■ Instructions to follow ■
Please transcribe the listing below in full and word for word, without its pictures.

■ Data lines ■
** BEGIN **

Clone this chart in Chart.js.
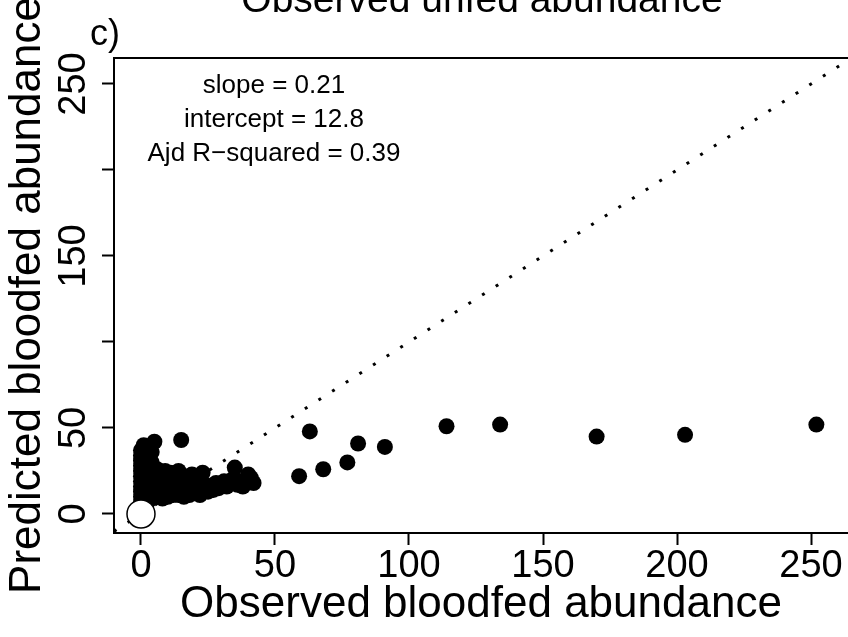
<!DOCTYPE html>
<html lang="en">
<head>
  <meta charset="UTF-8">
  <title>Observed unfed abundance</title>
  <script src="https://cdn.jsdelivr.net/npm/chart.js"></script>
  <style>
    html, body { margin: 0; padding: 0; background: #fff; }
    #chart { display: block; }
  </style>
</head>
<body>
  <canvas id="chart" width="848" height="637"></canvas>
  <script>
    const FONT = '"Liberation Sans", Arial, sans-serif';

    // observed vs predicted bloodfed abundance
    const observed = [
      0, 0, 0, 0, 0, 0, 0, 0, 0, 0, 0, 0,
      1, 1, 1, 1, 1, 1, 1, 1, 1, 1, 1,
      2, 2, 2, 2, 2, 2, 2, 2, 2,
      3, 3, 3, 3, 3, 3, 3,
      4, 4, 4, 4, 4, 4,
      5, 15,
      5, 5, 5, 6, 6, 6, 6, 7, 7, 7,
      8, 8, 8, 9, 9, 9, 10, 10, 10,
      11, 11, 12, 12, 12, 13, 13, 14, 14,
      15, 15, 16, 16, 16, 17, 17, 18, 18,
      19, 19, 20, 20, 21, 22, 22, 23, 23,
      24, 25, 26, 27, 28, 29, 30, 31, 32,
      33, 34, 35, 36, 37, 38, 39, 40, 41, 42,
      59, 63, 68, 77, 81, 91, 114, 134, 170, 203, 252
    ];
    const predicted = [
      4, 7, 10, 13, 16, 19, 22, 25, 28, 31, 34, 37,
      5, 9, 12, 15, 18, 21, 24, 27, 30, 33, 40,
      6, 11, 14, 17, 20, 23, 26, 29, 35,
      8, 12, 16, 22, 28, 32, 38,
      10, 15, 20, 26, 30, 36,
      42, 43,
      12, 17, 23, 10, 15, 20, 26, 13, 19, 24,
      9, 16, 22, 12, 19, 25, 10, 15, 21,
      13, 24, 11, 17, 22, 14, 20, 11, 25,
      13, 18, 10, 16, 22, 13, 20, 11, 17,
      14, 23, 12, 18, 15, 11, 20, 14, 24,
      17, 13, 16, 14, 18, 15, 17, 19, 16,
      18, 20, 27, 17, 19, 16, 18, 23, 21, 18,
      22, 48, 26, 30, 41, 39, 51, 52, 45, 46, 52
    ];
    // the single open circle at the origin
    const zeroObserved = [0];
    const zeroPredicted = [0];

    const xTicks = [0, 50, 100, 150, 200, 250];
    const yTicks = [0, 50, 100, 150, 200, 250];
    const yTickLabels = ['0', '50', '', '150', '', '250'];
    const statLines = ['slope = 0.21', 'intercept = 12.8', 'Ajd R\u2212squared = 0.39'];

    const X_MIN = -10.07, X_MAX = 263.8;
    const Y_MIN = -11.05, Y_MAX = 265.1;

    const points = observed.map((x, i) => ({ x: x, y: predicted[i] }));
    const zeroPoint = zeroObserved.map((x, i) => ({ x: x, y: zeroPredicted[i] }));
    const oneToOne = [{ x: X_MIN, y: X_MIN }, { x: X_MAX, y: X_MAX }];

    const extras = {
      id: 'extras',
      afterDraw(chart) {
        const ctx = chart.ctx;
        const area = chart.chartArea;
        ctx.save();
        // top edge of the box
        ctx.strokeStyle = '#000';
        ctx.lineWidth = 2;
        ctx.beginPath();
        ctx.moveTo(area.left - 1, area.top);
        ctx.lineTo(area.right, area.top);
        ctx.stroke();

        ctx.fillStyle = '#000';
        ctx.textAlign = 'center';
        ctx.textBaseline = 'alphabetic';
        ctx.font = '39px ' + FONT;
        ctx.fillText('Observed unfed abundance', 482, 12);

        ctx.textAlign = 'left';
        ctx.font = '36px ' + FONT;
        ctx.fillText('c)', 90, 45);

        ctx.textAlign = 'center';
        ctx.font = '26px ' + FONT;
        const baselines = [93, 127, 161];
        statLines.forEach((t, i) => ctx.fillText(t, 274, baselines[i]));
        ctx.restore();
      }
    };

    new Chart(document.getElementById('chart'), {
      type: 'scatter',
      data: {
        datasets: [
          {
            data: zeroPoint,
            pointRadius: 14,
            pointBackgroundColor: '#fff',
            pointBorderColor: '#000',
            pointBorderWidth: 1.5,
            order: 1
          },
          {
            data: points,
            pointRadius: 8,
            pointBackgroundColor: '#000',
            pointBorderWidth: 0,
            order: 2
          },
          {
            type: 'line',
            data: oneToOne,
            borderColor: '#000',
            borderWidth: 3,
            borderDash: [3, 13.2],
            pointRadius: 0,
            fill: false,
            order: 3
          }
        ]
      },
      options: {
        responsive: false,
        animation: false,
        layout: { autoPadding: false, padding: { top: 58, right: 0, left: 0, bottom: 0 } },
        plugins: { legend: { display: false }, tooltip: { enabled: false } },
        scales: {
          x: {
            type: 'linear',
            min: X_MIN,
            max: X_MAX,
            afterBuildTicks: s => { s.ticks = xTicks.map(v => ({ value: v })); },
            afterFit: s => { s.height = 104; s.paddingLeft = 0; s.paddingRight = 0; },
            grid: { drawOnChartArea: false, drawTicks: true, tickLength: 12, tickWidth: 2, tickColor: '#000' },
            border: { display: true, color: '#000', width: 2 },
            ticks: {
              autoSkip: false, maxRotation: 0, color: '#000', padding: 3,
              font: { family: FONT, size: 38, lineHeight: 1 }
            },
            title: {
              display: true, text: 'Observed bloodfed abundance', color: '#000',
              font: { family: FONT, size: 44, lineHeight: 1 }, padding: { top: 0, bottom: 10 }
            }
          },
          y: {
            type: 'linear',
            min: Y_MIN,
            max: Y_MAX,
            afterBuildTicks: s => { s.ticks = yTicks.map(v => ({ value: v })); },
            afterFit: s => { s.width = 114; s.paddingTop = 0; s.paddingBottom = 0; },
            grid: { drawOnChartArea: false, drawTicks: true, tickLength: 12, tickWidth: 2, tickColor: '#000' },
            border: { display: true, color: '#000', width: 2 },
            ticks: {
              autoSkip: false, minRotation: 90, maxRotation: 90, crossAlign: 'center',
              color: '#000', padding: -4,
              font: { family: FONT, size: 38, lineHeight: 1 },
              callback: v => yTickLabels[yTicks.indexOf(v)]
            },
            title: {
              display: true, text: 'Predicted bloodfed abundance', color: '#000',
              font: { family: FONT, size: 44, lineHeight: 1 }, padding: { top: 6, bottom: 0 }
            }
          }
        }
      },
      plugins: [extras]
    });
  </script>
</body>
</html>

** END **

■ Task response ■
Clone this chart in Chart.js.
<!DOCTYPE html>
<html lang="en">
<head>
  <meta charset="UTF-8">
  <title>Observed unfed abundance</title>
  <script src="https://cdn.jsdelivr.net/npm/chart.js"></script>
  <style>
    html, body { margin: 0; padding: 0; background: #fff; }
    #chart { display: block; }
  </style>
</head>
<body>
  <canvas id="chart" width="848" height="637"></canvas>
  <script>
    const FONT = '"Liberation Sans", Arial, sans-serif';

    // observed vs predicted bloodfed abundance
    const observed = [
      0, 0, 0, 0, 0, 0, 0, 0, 0, 0, 0, 0,
      1, 1, 1, 1, 1, 1, 1, 1, 1, 1, 1,
      2, 2, 2, 2, 2, 2, 2, 2, 2,
      3, 3, 3, 3, 3, 3, 3,
      4, 4, 4, 4, 4, 4,
      5, 15,
      5, 5, 5, 6, 6, 6, 6, 7, 7, 7,
      8, 8, 8, 9, 9, 9, 10, 10, 10,
      11, 11, 12, 12, 12, 13, 13, 14, 14,
      15, 15, 16, 16, 16, 17, 17, 18, 18,
      19, 19, 20, 20, 21, 22, 22, 23, 23,
      24, 25, 26, 27, 28, 29, 30, 31, 32,
      33, 34, 35, 36, 37, 38, 39, 40, 41, 42,
      59, 63, 68, 77, 81, 91, 114, 134, 170, 203, 252
    ];
    const predicted = [
      4, 7, 10, 13, 16, 19, 22, 25, 28, 31, 34, 37,
      5, 9, 12, 15, 18, 21, 24, 27, 30, 33, 40,
      6, 11, 14, 17, 20, 23, 26, 29, 35,
      8, 12, 16, 22, 28, 32, 38,
      10, 15, 20, 26, 30, 36,
      42, 43,
      12, 17, 23, 10, 15, 20, 26, 13, 19, 24,
      9, 16, 22, 12, 19, 25, 10, 15, 21,
      13, 24, 11, 17, 22, 14, 20, 11, 25,
      13, 18, 10, 16, 22, 13, 20, 11, 17,
      14, 23, 12, 18, 15, 11, 20, 14, 24,
      17, 13, 16, 14, 18, 15, 17, 19, 16,
      18, 20, 27, 17, 19, 16, 18, 23, 21, 18,
      22, 48, 26, 30, 41, 39, 51, 52, 45, 46, 52
    ];
    // the single open circle at the origin
    const zeroObserved = [0];
    const zeroPredicted = [0];

    const xTicks = [0, 50, 100, 150, 200, 250];
    const yTicks = [0, 50, 100, 150, 200, 250];
    const yTickLabels = ['0', '50', '', '150', '', '250'];
    const statLines = ['slope = 0.21', 'intercept = 12.8', 'Ajd R\u2212squared = 0.39'];

    const X_MIN = -10.07, X_MAX = 263.8;
    const Y_MIN = -11.05, Y_MAX = 265.1;

    const points = observed.map((x, i) => ({ x: x, y: predicted[i] }));
    const zeroPoint = zeroObserved.map((x, i) => ({ x: x, y: zeroPredicted[i] }));
    const oneToOne = [{ x: X_MIN, y: X_MIN }, { x: X_MAX, y: X_MAX }];

    const extras = {
      id: 'extras',
      afterDraw(chart) {
        const ctx = chart.ctx;
        const area = chart.chartArea;
        ctx.save();
        // top edge of the box
        ctx.strokeStyle = '#000';
        ctx.lineWidth = 2;
        ctx.beginPath();
        ctx.moveTo(area.left - 1, area.top);
        ctx.lineTo(area.right, area.top);
        ctx.stroke();

        ctx.fillStyle = '#000';
        ctx.textAlign = 'center';
        ctx.textBaseline = 'alphabetic';
        ctx.font = '39px ' + FONT;
        ctx.fillText('Observed unfed abundance', 482, 12);

        ctx.textAlign = 'left';
        ctx.font = '36px ' + FONT;
        ctx.fillText('c)', 90, 45);

        ctx.textAlign = 'center';
        ctx.font = '26px ' + FONT;
        const baselines = [93, 127, 161];
        statLines.forEach((t, i) => ctx.fillText(t, 274, baselines[i]));
        ctx.restore();
      }
    };

    new Chart(document.getElementById('chart'), {
      type: 'scatter',
      data: {
        datasets: [
          {
            data: zeroPoint,
            pointRadius: 14,
            pointBackgroundColor: '#fff',
            pointBorderColor: '#000',
            pointBorderWidth: 1.5,
            order: 1
          },
          {
            data: points,
            pointRadius: 8,
            pointBackgroundColor: '#000',
            pointBorderWidth: 0,
            order: 2
          },
          {
            type: 'line',
            data: oneToOne,
            borderColor: '#000',
            borderWidth: 3,
            borderDash: [3, 13.2],
            pointRadius: 0,
            fill: false,
            order: 3
          }
        ]
      },
      options: {
        responsive: false,
        animation: false,
        layout: { autoPadding: false, padding: { top: 58, right: 0, left: 0, bottom: 0 } },
        plugins: { legend: { display: false }, tooltip: { enabled: false } },
        scales: {
          x: {
            type: 'linear',
            min: X_MIN,
            max: X_MAX,
            afterBuildTicks: s => { s.ticks = xTicks.map(v => ({ value: v })); },
            afterFit: s => { s.height = 104; s.paddingLeft = 0; s.paddingRight = 0; },
            grid: { drawOnChartArea: false, drawTicks: true, tickLength: 12, tickWidth: 2, tickColor: '#000' },
            border: { display: true, color: '#000', width: 2 },
            ticks: {
              autoSkip: false, maxRotation: 0, color: '#000', padding: 3,
              font: { family: FONT, size: 38, lineHeight: 1 }
            },
            title: {
              display: true, text: 'Observed bloodfed abundance', color: '#000',
              font: { family: FONT, size: 44, lineHeight: 1 }, padding: { top: 0, bottom: 10 }
            }
          },
          y: {
            type: 'linear',
            min: Y_MIN,
            max: Y_MAX,
            afterBuildTicks: s => { s.ticks = yTicks.map(v => ({ value: v })); },
            afterFit: s => { s.width = 114; s.paddingTop = 0; s.paddingBottom = 0; },
            grid: { drawOnChartArea: false, drawTicks: true, tickLength: 12, tickWidth: 2, tickColor: '#000' },
            border: { display: true, color: '#000', width: 2 },
            ticks: {
              autoSkip: false, minRotation: 90, maxRotation: 90, crossAlign: 'center',
              color: '#000', padding: -4,
              font: { family: FONT, size: 38, lineHeight: 1 },
              callback: v => yTickLabels[yTicks.indexOf(v)]
            },
            title: {
              display: true, text: 'Predicted bloodfed abundance', color: '#000',
              font: { family: FONT, size: 44, lineHeight: 1 }, padding: { top: 6, bottom: 0 }
            }
          }
        }
      },
      plugins: [extras]
    });
  </script>
</body>
</html>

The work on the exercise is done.